Service providers say supportive housing is critical for addressing homelessness

The majority of homeless people in Butte County are locals, not transients from out of town.

The majority of homeless people in Butte County are locals, not transients from out of town.

PHOTO BY HOWARD HARDEE

Homelessness is a solvable problem, locally speaking, if the community bands together and prudently directs resources. That’s what Ed Mayer believes.

“We’re all working on the same problem, but we’re not on the same page,” he said.

Mayer is executive director of the Butte County Housing Authority, an organization established in 1946 to provide rental assistance to very low-income and homeless people. It currently serves about 3,000 households throughout the county. Mayer spoke at a quarterly meeting of the Local Government Committee held at the Chico Municipal Building on Wednesday (Nov. 4) and attended by politicians, service providers and government administrators.

The secret to getting people off the streets and under roofs, Mayer argued, is “lining up affordable housing with supportive services.” There isn’t a support system in place for homeless individuals or families once they leave boarding facilities such as the Torres Community Shelter or the Esplanade House, Mayer said. To keep those people housed, it’s essential to find affordable living situations and help them become self-sufficient.

That’s a philosophy supported by the Housing First model, which attempts to remove barriers (such as sobriety and mental health requirements) to placing homeless people directly into their own independent living situations. As the federal government pressures local service providers to embrace Housing First under the threat of withholding grant funding, there’s an opportunity for the community to align its efforts, Mayer maintains. He urged the elected officials in the room—Chico Mayor Mark Sorensen, Councilwoman Reanette Fillmer and Butte County Supervisors Maureen Kirk and Larry Wahl—to “find the political will to address homelessness.”

“We have a dichotomy in that service providers have done their best to coordinate at this point. Then we have the political arena,” Mayer said during a follow-up interview. “We need to have all parties stand up and make that commitment.”

Mayer isn’t alone in touting Housing First. Dorian Kittrell, who also attended the meeting on Wednesday, is executive director of Butte County Behavioral Health. His department spends around $7 million annually on programs related to housing. By phone, Kittrell said he believes that “housing is treatment.”

“We know what works, which is supportive housing,” he said, adding that challenges abound. “The first major difficulty we have is finding enough units or enough real estate, if you will, to house people.”

In Chico, finding housing certainly can be difficult for people with low incomes. According to the North Valley Property Owners Association, the vacancy rate for apartments in Chico was just 1.2 percent as of October 2014. Staying housed is another matter. Butte County is what the Housing Authority defines as a high-cost area, where low wages relative to the cost of living have forced many households into high-risk lifestyles, Mayer said.

According to the city of Chico Housing Element, more than 30 percent of renters in Chico reported paying more than 50 percent of their incomes toward rent and utilities during the last census. In other words, a great segment of the community is one paycheck away from homelessness.

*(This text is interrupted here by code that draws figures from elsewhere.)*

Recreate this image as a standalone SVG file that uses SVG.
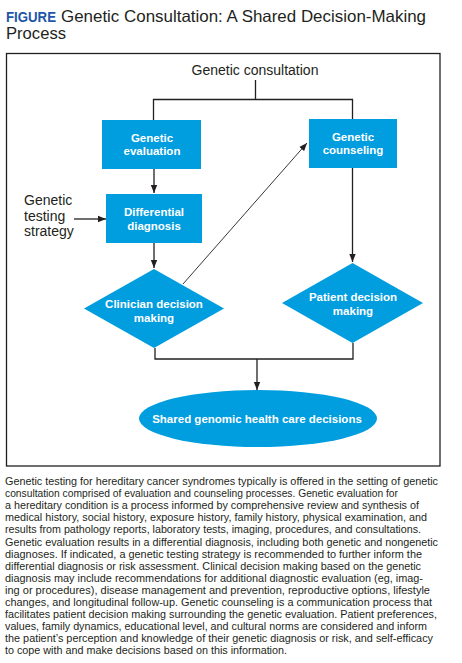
<svg xmlns="http://www.w3.org/2000/svg" width="462" height="663" viewBox="0 0 462 663">
<style>
.t{font-family:"Liberation Sans",Arial,sans-serif;fill:#231f20}
.n{font-family:"Liberation Sans",Arial,sans-serif;font-weight:bold;font-size:11.5px;fill:#fff;text-anchor:middle}
.shape{fill:#009ddf}
.c{stroke:#231f20;stroke-width:1.3;fill:none}
.p{font-family:"Liberation Sans",Arial,sans-serif;font-size:10.5px;fill:#231f20}
</style>
<defs>
<marker id="ah" markerWidth="8" markerHeight="8" viewBox="0 0 8 8" refX="8" refY="4" orient="auto" markerUnits="userSpaceOnUse">
<path d="M0,0.8 L8,4 L0,7.2 Z" fill="#231f20"/>
</marker>
</defs>
<rect width="462" height="663" fill="#fff"/>
<g id="title">
<text x="6" y="22" font-family="Liberation Sans,Arial,sans-serif" font-weight="bold" fill="#1e56a8" font-size="14.5" textLength="50" lengthAdjust="spacingAndGlyphs">FIGURE</text>
<text class="t" x="61" y="22" font-size="16.5" textLength="365" lengthAdjust="spacingAndGlyphs">Genetic Consultation: A Shared Decision-Making</text>
<text class="t" x="6" y="39" font-size="16.5" textLength="60" lengthAdjust="spacingAndGlyphs">Process</text>
</g>
<rect id="frame" x="6.5" y="53.5" width="433.5" height="412.5" fill="none" stroke="#231f20" stroke-width="1.3"/>
<g id="connectors">
<path class="c" d="M255.5,80 V99 M153.5,120 V99.5 H352.5 V119"/>
<path class="c" d="M154,169 V193" marker-end="url(#ah)"/>
<path class="c" d="M74,219 H106" marker-end="url(#ah)"/>
<path class="c" d="M154,243 V268" marker-end="url(#ah)"/>
<path class="c" d="M352.5,168 V262" marker-end="url(#ah)"/>
<path d="M183,284 L307,143" stroke="#231f20" stroke-width="0.9" fill="none" marker-end="url(#ah)"/>
<path class="c" d="M155,348 V359 H353 V343"/>
<path class="c" d="M257,359 V390" marker-end="url(#ah)"/>
</g>
<g id="consultation"><text class="t" x="255" y="75" font-size="14" text-anchor="middle">Genetic consultation</text></g>
<g id="evaluation">
<rect class="shape" x="102" y="120" width="99" height="49"/>
<text class="n" x="152" y="142">Genetic</text>
<text class="n" x="152" y="155">evaluation</text>
</g>
<g id="counseling">
<rect class="shape" x="309" y="119" width="88" height="49"/>
<text class="n" x="353" y="141">Genetic</text>
<text class="n" x="353" y="154">counseling</text>
</g>
<g id="strategy">
<text class="t" x="24" y="205" font-size="14">Genetic</text>
<text class="t" x="24" y="221" font-size="14">testing</text>
<text class="t" x="24" y="236" font-size="14">strategy</text>
</g>
<g id="differential">
<rect class="shape" x="106" y="194" width="96" height="49"/>
<text class="n" x="154" y="216">Differential</text>
<text class="n" x="154" y="230">diagnosis</text>
</g>
<g id="clinician">
<polygon class="shape" points="154,269 224,308.5 154,348 84,308.5"/>
<text class="n" x="154" y="308">Clinician decision</text>
<text class="n" x="154" y="322">making</text>
</g>
<g id="patient">
<polygon class="shape" points="352.5,263 423,303 352.5,343 282,303"/>
<text class="n" x="353" y="301">Patient decision</text>
<text class="n" x="353" y="315">making</text>
</g>
<g id="shared">
<ellipse class="shape" cx="258" cy="418.5" rx="119" ry="28.5"/>
<text class="n" x="257" y="423">Shared genomic health care decisions</text>
</g>
<g id="caption">
<text class="p" x="5" y="485" textLength="433" lengthAdjust="spacingAndGlyphs">Genetic testing for hereditary cancer syndromes typically is offered in the setting of genetic</text>
<text class="p" x="5" y="497.1" textLength="393" lengthAdjust="spacingAndGlyphs">consultation comprised of evaluation and counseling processes. Genetic evaluation for</text>
<text class="p" x="5" y="509.2" textLength="414" lengthAdjust="spacingAndGlyphs">a hereditary condition is a process informed by comprehensive review and synthesis of</text>
<text class="p" x="5" y="521.3" textLength="422" lengthAdjust="spacingAndGlyphs">medical history, social history, exposure history, family history, physical examination, and</text>
<text class="p" x="5" y="533.4" textLength="416" lengthAdjust="spacingAndGlyphs">results from pathology reports, laboratory tests, imaging, procedures, and consultations.</text>
<text class="p" x="5" y="545.5" textLength="433" lengthAdjust="spacingAndGlyphs">Genetic evaluation results in a differential diagnosis, including both genetic and nongenetic</text>
<text class="p" x="5" y="557.6" textLength="417" lengthAdjust="spacingAndGlyphs">diagnoses. If indicated, a genetic testing strategy is recommended to further inform the</text>
<text class="p" x="5" y="569.7" textLength="416" lengthAdjust="spacingAndGlyphs">differential diagnosis or risk assessment. Clinical decision making based on the genetic</text>
<text class="p" x="5" y="581.8" textLength="418" lengthAdjust="spacingAndGlyphs">diagnosis may include recommendations for additional diagnostic evaluation (eg, imag-</text>
<text class="p" x="5" y="593.9" textLength="425" lengthAdjust="spacingAndGlyphs">ing or procedures), disease management and prevention, reproductive options, lifestyle</text>
<text class="p" x="5" y="606" textLength="427" lengthAdjust="spacingAndGlyphs">changes, and longitudinal follow-up. Genetic counseling is a communication process that</text>
<text class="p" x="5" y="618.1" textLength="432" lengthAdjust="spacingAndGlyphs">facilitates patient decision making surrounding the genetic evaluation. Patient preferences,</text>
<text class="p" x="5" y="630.2" textLength="422" lengthAdjust="spacingAndGlyphs">values, family dynamics, educational level, and cultural norms are considered and inform</text>
<text class="p" x="5" y="642.3" textLength="428" lengthAdjust="spacingAndGlyphs">the patient’s perception and knowledge of their genetic diagnosis or risk, and self-efficacy</text>
<text class="p" x="5" y="654.4" textLength="282" lengthAdjust="spacingAndGlyphs">to cope with and make decisions based on this information.</text>
</g>
</svg>
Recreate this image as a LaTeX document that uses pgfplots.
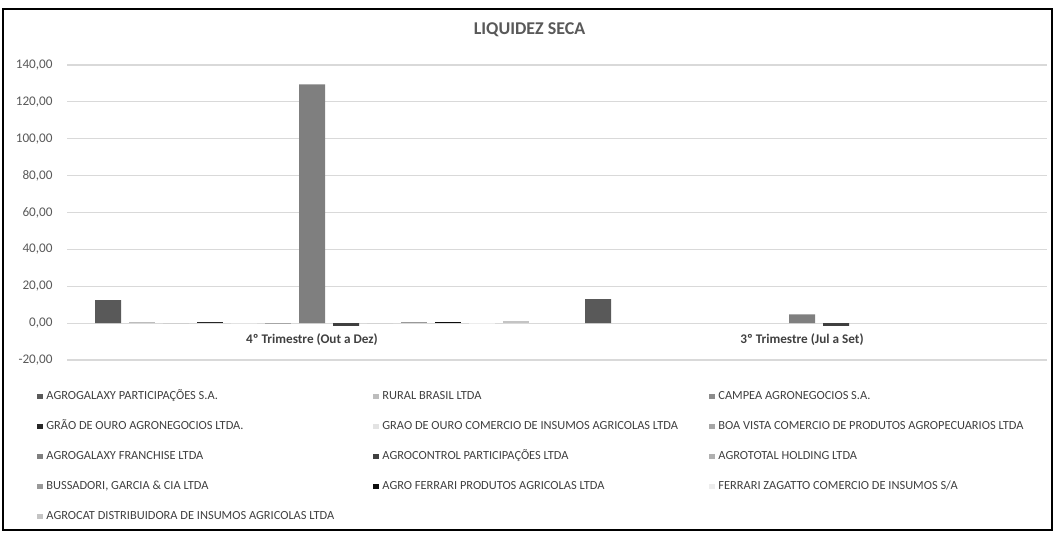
\documentclass[border=0pt]{standalone}
\usepackage{fontspec}
\setmainfont{Carlito}
\usepackage{pgfplots}
\pgfplotsset{compat=1.18}

\definecolor{txt}{HTML}{595959}
\definecolor{gridc}{HTML}{D9D9D9}
\definecolor{c1}{HTML}{595959}
\definecolor{c2}{HTML}{BDBDBD}
\definecolor{c3}{HTML}{8C8C8C}
\definecolor{c4}{HTML}{262626}
\definecolor{c5}{HTML}{E3E3E3}
\definecolor{c6}{HTML}{A6A6A6}
\definecolor{c7}{HTML}{7F7F7F}
\definecolor{c8}{HTML}{404040}
\definecolor{c9}{HTML}{B0B0B0}
\definecolor{c10}{HTML}{999999}
\definecolor{c11}{HTML}{0D0D0D}
\definecolor{c12}{HTML}{EDEDED}
\definecolor{c13}{HTML}{C4C4C4}

% fixed width legend cells so the three columns line up
\newcommand{\legcell}[1]{\makebox[163.5pt][l]{#1}}

\begin{document}
\begin{tikzpicture}
\path[use as bounding box] (0,0) rectangle (529.5pt,267.5pt);
\draw[line width=1pt, black] (1.5pt,2.5pt) rectangle (526pt,263pt);
\node[font=\fontsize{9}{11}\selectfont\bfseries, text=txt] at (264.75pt,252.5pt) {LIQUIDEZ SECA};

\begin{axis}[
    at={(33.5pt,87.5pt)}, anchor=south west,
    scale only axis, width=490pt, height=147.5pt,
    ybar=4pt, bar width=13pt,
    xmin=-0.5, xmax=1.5, ymin=-20, ymax=140,
    xtick={0,1},
    xticklabels={4º Trimestre (Out a Dez), 3º Trimestre (Jul a Set)},
    ytick={-20,0,20,40,60,80,100,120,140},
    ymajorgrids, grid style={gridc, line width=0.6pt},
    axis line style={draw=none},
    major tick length=0pt, tick style={draw=none},
    yticklabel style={font=\fontsize{6.6}{8}\selectfont, text=txt, inner sep=0pt, xshift=-7pt,
        /pgf/number format/.cd, fixed, fixed zerofill, precision=2, use comma, assume math mode=true},
    xticklabel style={font=\fontsize{6.6}{8}\selectfont\bfseries, text=c8, anchor=center, yshift=10pt},
    legend columns=3, legend cell align=left,
    legend style={at={(-0.0306,-0.1017)}, anchor=north west, draw=none, fill=none,
        inner sep=0pt, row sep=9pt, font=\fontsize{6.2}{7}\selectfont, text=c8,
        nodes={inner sep=0pt, text height=4.5pt, text depth=1.5pt},
        /tikz/every odd column/.append style={column sep=1.9pt}},
    every axis plot post/.append style={draw=none,
        legend image code/.code={\fill[##1,draw=none] (0pt,-1.3pt) rectangle (2.6pt,1.3pt);}},
]
% series with no value in a quarter are left out of that quarter
\addplot[fill=c1] coordinates {(0,12.5) (1,13.0)};
\addlegendentry{\legcell{AGROGALAXY PARTICIPAÇÕES S.A.}}
\addplot[fill=c2] coordinates {(0,0.4)};
\addlegendentry{\legcell{RURAL BRASIL LTDA}}
\addplot[fill=c3] coordinates {(0,0)};
\addlegendentry{\legcell{CAMPEA AGRONEGOCIOS S.A.}}
\addplot[fill=c4] coordinates {(0,0.6)};
\addlegendentry{\legcell{GRÃO DE OURO AGRONEGOCIOS LTDA.}}
\addplot[fill=c5] coordinates {(0,0.3)};
\addlegendentry{\legcell{GRAO DE OURO COMERCIO DE INSUMOS AGRICOLAS LTDA}}
\addplot[fill=c6] coordinates {(0,0.3)};
\addlegendentry{\legcell{BOA VISTA COMERCIO DE PRODUTOS AGROPECUARIOS LTDA}}
\addplot[fill=c7] coordinates {(0,129.5) (1,4.8)};
\addlegendentry{\legcell{AGROGALAXY FRANCHISE LTDA}}
\addplot[fill=c8] coordinates {(0,-1.5) (1,-1.5)};
\addlegendentry{\legcell{AGROCONTROL PARTICIPAÇÕES LTDA}}
\addplot[fill=c9] coordinates {(0,0)};
\addlegendentry{\legcell{AGROTOTAL HOLDING LTDA}}
\addplot[fill=c10] coordinates {(0,0.4)};
\addlegendentry{\legcell{BUSSADORI, GARCIA \& CIA LTDA}}
\addplot[fill=c11] coordinates {(0,0.6)};
\addlegendentry{\legcell{AGRO FERRARI PRODUTOS AGRICOLAS LTDA}}
\addplot[fill=c12] coordinates {(0,0.3)};
\addlegendentry{\legcell{FERRARI ZAGATTO COMERCIO DE INSUMOS S/A}}
\addplot[fill=c13] coordinates {(0,1.0)};
\addlegendentry{\legcell{AGROCAT DISTRIBUIDORA DE INSUMOS AGRICOLAS LTDA}}
\end{axis}
\end{tikzpicture}
\end{document}
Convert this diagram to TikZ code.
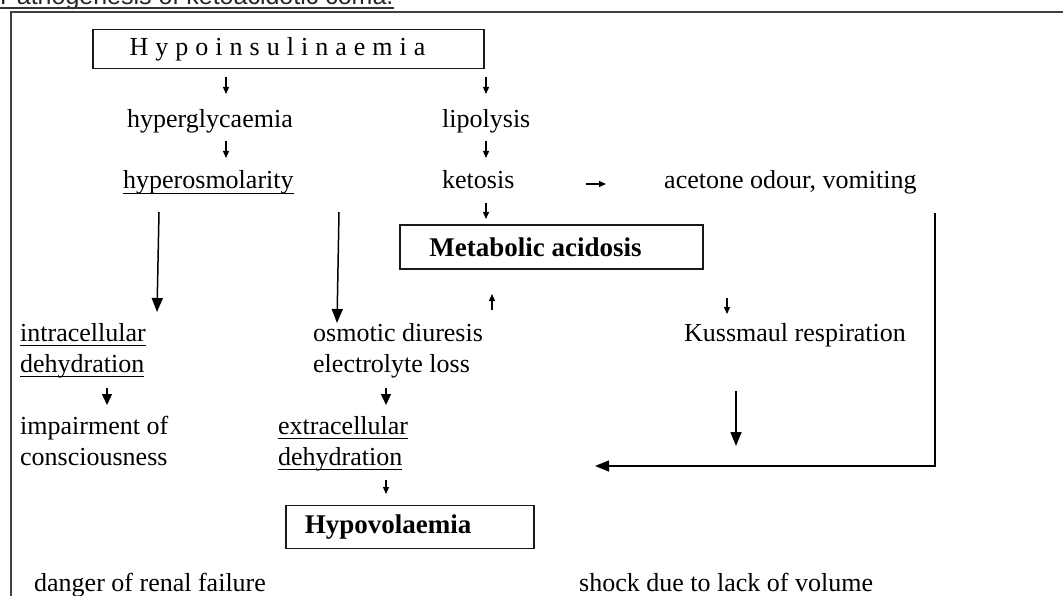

Locals who fail to make ends meet comprise the majority of homeless people in Butte County—not, as is often suggested, transients from out of town, Mayer said.

“The folks we’re concerned with, of course, are those who don’t have the wherewithal to take care of themselves due to mental illness or chronic substance abuse.”

That’s why it’s essential to extend supportive services once people are housed, Kittrell said, whether that’s counseling, individual and group therapy, case management, brokering primary care, medication management or alcohol and drug treatment—the “whatever-it-takes model.” Placing formerly homeless people into a living situation without that support can be disastrous for everyone involved, including landlords.

And from Mayer’s perspective with the Housing Authority, maintaining good relationships with the 800 or so landlords his organization contracts with is critical. In fact, that’s a compounding factor of the housing shortage—many property owners hesitate to rent to people who are mentally ill or struggling with drug addiction.